If you mention Hirokazu Kore-eda to most people they would have no idea who he is. Most film people I know are up and down with his films because he refuses to make one sort of film. Yes he makes dramas, but he'll twist things so that they aren't your typical three act structured story or so that where he's going isn't where you think. His films never follow the same pattern and as a result while he makes great films they are impossible to pigeon hole.
Such is the case with his latest MONSTER. With a title certain to confuse anyone looking for a horror film, it is in fact something else entirely. The truth is even giving you a version of the suggested log line about the film being about a mother noticing changes in her son and investigating why they happened, isn't going to give you any idea where this is going or of the emotional range and depth of this film.
The film is a kind of puzzle box or a series of cinematic nesting dolls, though the dolls analogy isn't quite right. The film is an investigation of what happened in the life of young Minato. Over the course of the film we see the events from various points of view, the mother, the teacher, Minato's and one at other times people outside the events. We are given fragments of the story so that we can see things as only god would.
This film is a stunner.

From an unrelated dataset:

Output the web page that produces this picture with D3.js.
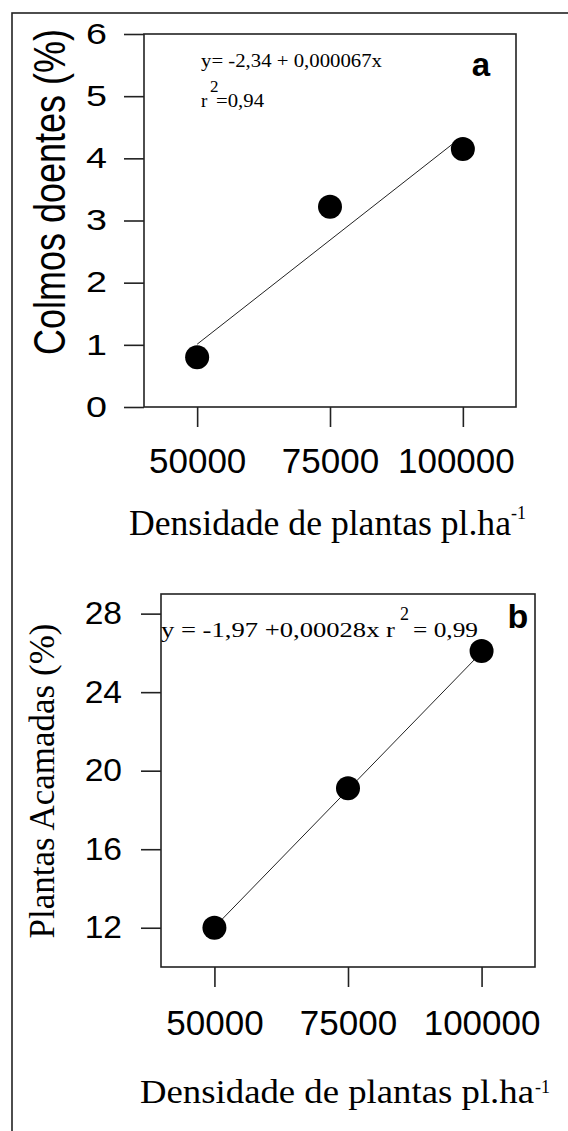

Beautifully acted and magnificently shot the film marries it all together with a moving score to create a film that has some of the most moving sequences in any film I've seen this year, This is a film that had me staring at the screen when it was over, pondering it, and trying to decide if I wanted to go again right then or sit with the emotions that had welled up in me.
It is because Kore-eda makes me feel in every fiber of my body that he is one of my favorite directors. I truly don't need to know anything about any film he makes for me to be interested in it- just tell me he directed it and I'm in.
And with MONSTER I'm all in. It is a magnificent cinematic through life of the sort we rarely get.
Highly recommended. The film is out now and opens wide on December 15.